Records for the exercise
"""

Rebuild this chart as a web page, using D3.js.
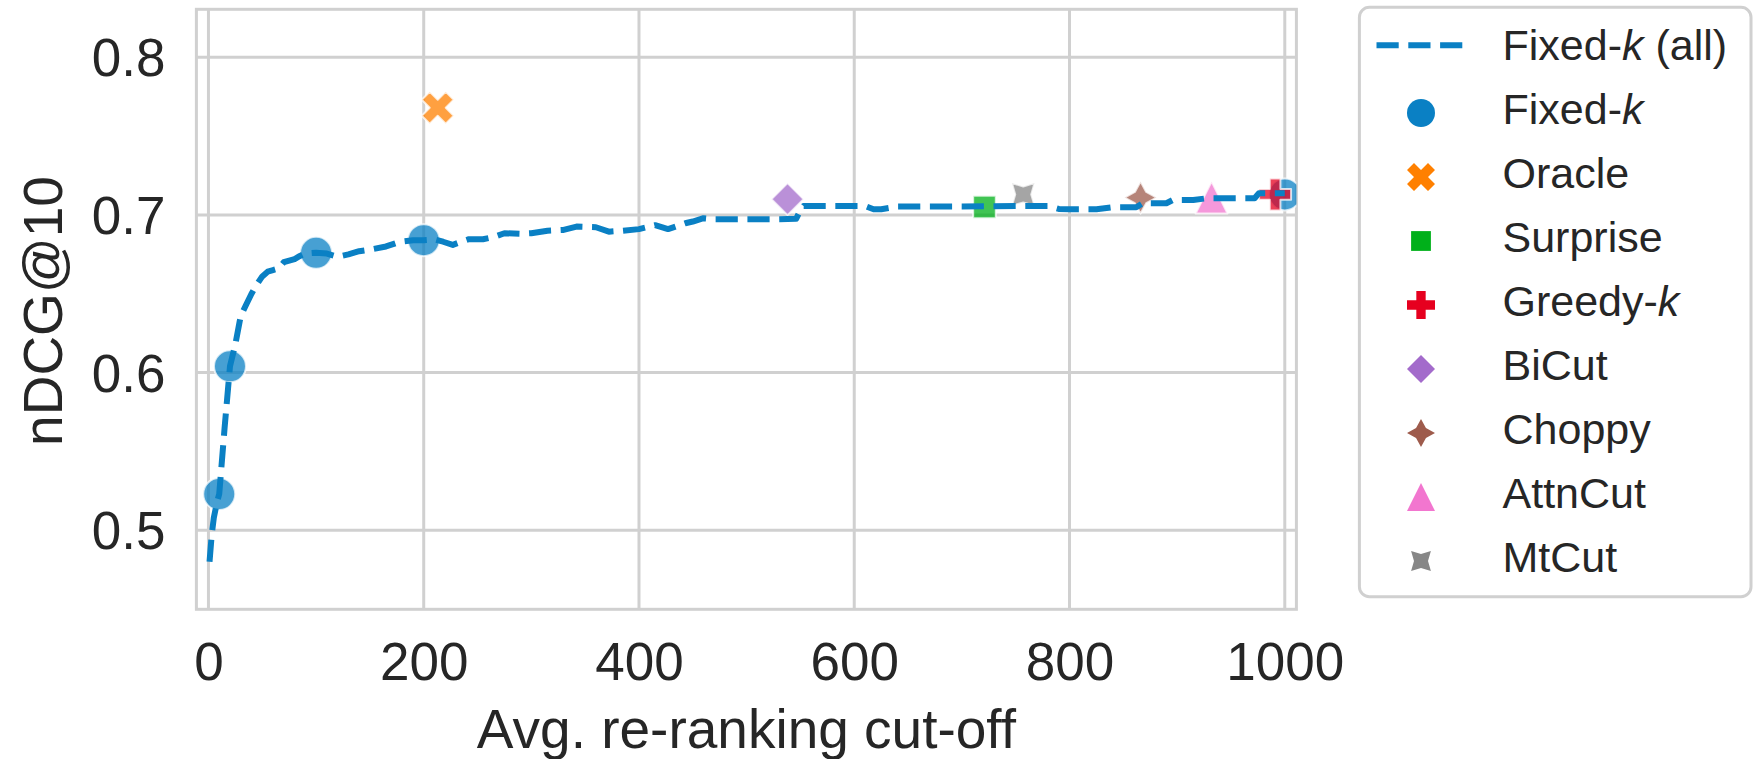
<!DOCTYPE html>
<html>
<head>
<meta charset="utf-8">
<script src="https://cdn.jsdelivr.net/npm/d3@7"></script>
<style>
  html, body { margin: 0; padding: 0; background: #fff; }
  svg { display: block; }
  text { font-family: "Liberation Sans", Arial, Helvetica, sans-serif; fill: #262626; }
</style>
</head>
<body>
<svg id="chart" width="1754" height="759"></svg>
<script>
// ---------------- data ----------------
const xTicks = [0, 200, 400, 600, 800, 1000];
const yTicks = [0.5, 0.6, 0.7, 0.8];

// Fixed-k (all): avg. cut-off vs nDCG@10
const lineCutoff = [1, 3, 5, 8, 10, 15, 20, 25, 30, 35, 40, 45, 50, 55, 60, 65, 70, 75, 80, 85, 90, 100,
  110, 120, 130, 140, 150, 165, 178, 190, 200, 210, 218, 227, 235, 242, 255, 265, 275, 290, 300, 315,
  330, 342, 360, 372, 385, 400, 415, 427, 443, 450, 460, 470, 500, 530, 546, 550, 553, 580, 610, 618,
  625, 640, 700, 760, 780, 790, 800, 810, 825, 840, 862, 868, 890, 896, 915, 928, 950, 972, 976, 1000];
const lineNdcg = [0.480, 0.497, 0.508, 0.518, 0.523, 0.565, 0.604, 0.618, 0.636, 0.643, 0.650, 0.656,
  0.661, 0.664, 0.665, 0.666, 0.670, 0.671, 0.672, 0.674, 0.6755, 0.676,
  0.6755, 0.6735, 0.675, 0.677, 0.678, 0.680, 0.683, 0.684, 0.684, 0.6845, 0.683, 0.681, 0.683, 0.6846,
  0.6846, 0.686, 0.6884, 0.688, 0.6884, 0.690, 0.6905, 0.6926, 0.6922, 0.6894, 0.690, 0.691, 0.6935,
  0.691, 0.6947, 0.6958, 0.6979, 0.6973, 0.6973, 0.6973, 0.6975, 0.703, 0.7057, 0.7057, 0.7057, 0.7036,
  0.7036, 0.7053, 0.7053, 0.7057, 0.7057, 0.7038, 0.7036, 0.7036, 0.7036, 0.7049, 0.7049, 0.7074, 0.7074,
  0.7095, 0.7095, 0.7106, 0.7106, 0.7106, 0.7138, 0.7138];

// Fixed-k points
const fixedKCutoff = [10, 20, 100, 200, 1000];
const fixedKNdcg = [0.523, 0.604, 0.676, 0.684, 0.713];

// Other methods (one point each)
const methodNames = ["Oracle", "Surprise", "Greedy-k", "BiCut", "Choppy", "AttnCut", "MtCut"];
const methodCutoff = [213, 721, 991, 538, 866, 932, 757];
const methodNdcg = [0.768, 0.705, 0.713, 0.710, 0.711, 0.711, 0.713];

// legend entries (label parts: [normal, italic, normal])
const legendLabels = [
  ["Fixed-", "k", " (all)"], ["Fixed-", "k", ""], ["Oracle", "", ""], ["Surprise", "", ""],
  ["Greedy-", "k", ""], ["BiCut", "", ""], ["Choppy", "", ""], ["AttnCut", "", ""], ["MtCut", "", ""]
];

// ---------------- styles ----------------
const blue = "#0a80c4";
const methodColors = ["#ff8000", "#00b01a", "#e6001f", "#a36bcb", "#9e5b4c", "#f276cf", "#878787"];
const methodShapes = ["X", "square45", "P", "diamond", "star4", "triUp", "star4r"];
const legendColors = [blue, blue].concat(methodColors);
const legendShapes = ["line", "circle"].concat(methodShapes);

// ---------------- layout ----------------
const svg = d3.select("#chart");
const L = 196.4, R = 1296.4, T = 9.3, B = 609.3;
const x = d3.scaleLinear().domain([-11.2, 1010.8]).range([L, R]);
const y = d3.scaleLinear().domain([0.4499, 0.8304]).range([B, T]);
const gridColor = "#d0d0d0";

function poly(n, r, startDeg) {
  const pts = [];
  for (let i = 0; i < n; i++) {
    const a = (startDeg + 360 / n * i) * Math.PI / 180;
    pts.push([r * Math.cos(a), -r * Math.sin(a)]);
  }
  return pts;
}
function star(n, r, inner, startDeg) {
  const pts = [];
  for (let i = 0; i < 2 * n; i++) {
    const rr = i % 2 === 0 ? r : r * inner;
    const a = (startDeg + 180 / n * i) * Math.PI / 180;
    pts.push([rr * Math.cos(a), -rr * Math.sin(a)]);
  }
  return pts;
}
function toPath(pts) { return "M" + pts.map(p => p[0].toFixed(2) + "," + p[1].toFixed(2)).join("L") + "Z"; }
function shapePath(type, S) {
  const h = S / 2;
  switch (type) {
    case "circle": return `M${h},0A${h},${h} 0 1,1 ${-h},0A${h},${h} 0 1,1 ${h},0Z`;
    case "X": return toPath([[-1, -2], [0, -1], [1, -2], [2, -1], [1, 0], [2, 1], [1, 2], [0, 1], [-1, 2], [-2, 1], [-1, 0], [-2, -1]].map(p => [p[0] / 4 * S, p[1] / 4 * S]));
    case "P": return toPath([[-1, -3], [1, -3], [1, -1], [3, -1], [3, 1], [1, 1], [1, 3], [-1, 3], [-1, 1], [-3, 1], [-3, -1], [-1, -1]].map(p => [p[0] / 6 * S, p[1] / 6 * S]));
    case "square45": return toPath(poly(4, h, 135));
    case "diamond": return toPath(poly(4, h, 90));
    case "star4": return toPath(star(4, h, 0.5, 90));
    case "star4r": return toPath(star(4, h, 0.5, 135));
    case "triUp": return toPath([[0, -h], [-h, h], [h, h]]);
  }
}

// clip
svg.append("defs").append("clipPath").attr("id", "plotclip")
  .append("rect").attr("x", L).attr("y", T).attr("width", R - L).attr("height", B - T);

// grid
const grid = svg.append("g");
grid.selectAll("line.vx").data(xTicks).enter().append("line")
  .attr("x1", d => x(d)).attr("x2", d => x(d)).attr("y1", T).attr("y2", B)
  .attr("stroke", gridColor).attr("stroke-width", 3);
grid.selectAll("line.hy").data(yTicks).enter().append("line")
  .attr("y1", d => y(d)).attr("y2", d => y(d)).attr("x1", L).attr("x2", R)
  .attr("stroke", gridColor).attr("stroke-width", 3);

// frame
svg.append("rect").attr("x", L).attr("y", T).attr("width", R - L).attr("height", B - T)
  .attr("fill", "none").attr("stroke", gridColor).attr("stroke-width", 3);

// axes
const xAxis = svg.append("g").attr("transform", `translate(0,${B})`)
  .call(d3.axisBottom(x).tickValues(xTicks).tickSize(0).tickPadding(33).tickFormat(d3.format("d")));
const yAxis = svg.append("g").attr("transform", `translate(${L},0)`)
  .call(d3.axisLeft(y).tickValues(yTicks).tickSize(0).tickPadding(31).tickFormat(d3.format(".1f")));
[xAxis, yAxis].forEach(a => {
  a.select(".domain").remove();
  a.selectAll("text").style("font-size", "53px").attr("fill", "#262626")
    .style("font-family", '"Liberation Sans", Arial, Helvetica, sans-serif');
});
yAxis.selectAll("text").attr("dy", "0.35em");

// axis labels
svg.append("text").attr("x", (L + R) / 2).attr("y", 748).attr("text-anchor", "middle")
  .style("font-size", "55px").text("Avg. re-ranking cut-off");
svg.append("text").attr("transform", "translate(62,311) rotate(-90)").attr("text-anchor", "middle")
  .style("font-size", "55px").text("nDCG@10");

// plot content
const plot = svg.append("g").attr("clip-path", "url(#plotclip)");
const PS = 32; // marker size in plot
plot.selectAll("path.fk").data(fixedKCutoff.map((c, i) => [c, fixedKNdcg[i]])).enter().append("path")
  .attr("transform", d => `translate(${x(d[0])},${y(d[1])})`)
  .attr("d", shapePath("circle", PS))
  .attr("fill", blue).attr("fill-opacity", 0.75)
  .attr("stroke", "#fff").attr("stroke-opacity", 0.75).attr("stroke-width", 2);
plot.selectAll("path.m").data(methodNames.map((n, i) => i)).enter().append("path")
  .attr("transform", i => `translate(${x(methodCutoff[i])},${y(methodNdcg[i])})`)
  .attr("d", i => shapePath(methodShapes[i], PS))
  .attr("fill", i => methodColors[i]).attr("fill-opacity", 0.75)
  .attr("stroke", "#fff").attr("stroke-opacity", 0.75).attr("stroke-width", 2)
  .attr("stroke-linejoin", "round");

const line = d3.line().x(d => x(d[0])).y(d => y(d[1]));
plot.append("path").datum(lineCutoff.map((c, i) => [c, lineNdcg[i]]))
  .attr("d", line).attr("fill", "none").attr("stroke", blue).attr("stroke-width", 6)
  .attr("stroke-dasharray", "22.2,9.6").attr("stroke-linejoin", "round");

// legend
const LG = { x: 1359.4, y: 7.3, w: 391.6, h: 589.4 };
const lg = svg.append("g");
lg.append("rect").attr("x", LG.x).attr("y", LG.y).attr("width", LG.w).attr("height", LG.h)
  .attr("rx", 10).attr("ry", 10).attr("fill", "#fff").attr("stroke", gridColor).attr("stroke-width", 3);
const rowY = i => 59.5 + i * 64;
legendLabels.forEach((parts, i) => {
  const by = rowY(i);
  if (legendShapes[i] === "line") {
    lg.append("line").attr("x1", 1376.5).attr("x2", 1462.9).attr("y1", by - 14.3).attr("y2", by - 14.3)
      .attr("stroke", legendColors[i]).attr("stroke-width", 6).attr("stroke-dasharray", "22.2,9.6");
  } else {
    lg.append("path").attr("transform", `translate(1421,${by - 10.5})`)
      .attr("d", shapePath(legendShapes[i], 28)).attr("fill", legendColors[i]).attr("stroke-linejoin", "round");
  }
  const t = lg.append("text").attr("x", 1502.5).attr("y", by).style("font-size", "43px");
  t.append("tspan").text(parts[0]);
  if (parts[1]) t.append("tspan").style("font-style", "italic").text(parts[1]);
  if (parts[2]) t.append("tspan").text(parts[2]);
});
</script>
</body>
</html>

"""
"""

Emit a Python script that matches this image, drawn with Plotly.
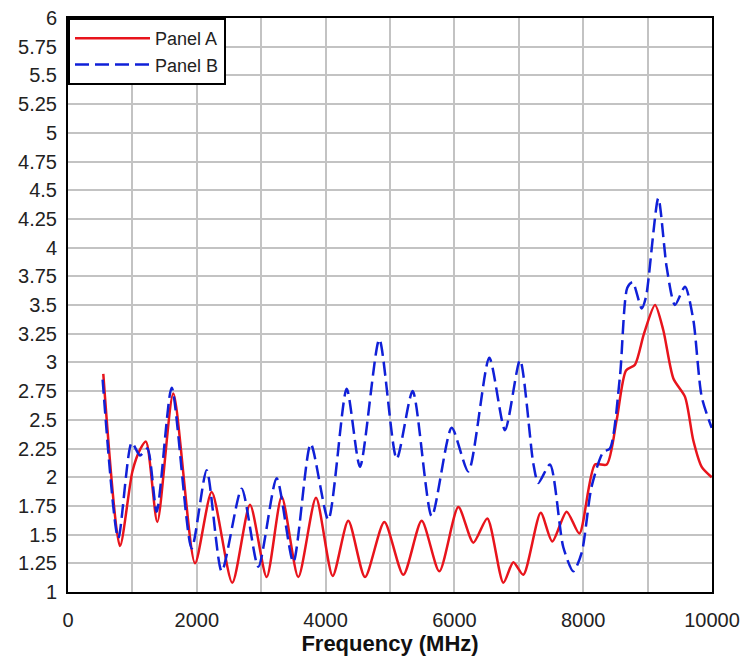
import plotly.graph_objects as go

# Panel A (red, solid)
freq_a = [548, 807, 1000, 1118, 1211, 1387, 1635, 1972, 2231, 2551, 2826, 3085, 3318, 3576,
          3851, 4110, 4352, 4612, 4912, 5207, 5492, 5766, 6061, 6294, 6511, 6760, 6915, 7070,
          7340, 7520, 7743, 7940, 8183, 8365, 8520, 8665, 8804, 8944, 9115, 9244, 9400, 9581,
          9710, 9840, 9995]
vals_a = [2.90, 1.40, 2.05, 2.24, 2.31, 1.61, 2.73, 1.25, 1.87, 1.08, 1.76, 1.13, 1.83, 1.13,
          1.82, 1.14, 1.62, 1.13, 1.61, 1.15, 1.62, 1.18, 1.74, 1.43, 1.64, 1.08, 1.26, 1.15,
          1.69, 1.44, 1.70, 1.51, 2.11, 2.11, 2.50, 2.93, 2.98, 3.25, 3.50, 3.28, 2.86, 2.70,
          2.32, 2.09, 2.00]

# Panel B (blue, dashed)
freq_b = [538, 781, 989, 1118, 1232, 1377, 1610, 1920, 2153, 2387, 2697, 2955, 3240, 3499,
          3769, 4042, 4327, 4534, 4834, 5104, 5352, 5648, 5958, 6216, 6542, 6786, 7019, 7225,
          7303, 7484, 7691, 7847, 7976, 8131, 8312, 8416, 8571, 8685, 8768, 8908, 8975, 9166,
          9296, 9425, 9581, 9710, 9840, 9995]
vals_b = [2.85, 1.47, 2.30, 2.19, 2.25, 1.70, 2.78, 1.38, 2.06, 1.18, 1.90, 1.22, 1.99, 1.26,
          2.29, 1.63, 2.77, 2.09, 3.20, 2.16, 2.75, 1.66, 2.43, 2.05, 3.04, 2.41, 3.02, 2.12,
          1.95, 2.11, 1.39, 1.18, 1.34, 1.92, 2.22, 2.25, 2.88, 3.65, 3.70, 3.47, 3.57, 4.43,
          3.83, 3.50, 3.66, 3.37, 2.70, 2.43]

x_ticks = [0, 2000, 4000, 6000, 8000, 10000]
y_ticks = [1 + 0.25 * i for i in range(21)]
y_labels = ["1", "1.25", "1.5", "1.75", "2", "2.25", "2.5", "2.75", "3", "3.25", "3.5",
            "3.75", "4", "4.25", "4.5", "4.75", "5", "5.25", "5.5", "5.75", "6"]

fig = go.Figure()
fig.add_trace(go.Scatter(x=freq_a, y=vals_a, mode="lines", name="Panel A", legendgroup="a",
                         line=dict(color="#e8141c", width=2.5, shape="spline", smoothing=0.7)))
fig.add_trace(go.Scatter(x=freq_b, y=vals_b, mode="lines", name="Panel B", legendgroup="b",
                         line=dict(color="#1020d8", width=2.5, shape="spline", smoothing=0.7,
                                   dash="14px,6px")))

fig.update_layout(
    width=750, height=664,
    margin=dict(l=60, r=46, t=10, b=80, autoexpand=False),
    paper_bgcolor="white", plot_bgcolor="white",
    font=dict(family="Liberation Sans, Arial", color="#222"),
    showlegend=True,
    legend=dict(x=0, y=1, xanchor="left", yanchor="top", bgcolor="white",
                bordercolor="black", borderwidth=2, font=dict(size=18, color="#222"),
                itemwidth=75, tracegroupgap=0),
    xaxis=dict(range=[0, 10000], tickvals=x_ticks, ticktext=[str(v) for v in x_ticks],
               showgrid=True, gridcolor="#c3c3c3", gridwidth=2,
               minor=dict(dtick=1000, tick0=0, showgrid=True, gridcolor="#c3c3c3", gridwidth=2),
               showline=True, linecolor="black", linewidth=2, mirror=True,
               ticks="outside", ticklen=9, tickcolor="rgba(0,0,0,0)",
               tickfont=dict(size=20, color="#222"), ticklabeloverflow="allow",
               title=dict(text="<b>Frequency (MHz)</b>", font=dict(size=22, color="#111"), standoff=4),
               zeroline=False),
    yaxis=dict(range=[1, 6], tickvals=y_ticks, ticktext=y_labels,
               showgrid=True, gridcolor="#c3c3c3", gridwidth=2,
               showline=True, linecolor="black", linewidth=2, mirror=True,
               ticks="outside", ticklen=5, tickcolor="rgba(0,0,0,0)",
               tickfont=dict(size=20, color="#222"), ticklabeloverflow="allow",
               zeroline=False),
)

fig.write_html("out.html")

"""
"""

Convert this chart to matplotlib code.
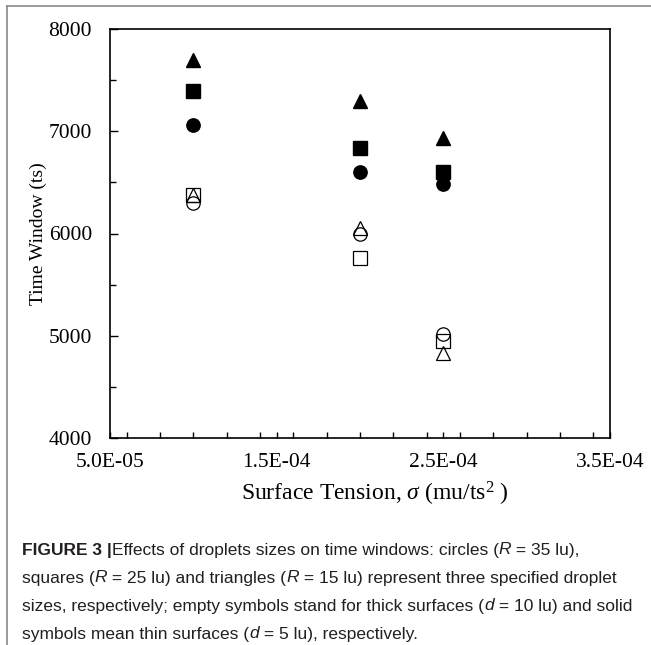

"""

Exercise description
Leaving out the pictures, extract the stretch from the line holding "Emit a Python" through the line holding "3.83, 3.50, 3.66, 3.37, 2.70, 2.43]", word for word.

Problem solution
Emit a Python script that matches this image, drawn with Plotly.
import plotly.graph_objects as go

# Panel A (red, solid)
freq_a = [548, 807, 1000, 1118, 1211, 1387, 1635, 1972, 2231, 2551, 2826, 3085, 3318, 3576,
          3851, 4110, 4352, 4612, 4912, 5207, 5492, 5766, 6061, 6294, 6511, 6760, 6915, 7070,
          7340, 7520, 7743, 7940, 8183, 8365, 8520, 8665, 8804, 8944, 9115, 9244, 9400, 9581,
          9710, 9840, 9995]
vals_a = [2.90, 1.40, 2.05, 2.24, 2.31, 1.61, 2.73, 1.25, 1.87, 1.08, 1.76, 1.13, 1.83, 1.13,
          1.82, 1.14, 1.62, 1.13, 1.61, 1.15, 1.62, 1.18, 1.74, 1.43, 1.64, 1.08, 1.26, 1.15,
          1.69, 1.44, 1.70, 1.51, 2.11, 2.11, 2.50, 2.93, 2.98, 3.25, 3.50, 3.28, 2.86, 2.70,
          2.32, 2.09, 2.00]

# Panel B (blue, dashed)
freq_b = [538, 781, 989, 1118, 1232, 1377, 1610, 1920, 2153, 2387, 2697, 2955, 3240, 3499,
          3769, 4042, 4327, 4534, 4834, 5104, 5352, 5648, 5958, 6216, 6542, 6786, 7019, 7225,
          7303, 7484, 7691, 7847, 7976, 8131, 8312, 8416, 8571, 8685, 8768, 8908, 8975, 9166,
          9296, 9425, 9581, 9710, 9840, 9995]
vals_b = [2.85, 1.47, 2.30, 2.19, 2.25, 1.70, 2.78, 1.38, 2.06, 1.18, 1.90, 1.22, 1.99, 1.26,
          2.29, 1.63, 2.77, 2.09, 3.20, 2.16, 2.75, 1.66, 2.43, 2.05, 3.04, 2.41, 3.02, 2.12,
          1.95, 2.11, 1.39, 1.18, 1.34, 1.92, 2.22, 2.25, 2.88, 3.65, 3.70, 3.47, 3.57, 4.43,
          3.83, 3.50, 3.66, 3.37, 2.70, 2.43]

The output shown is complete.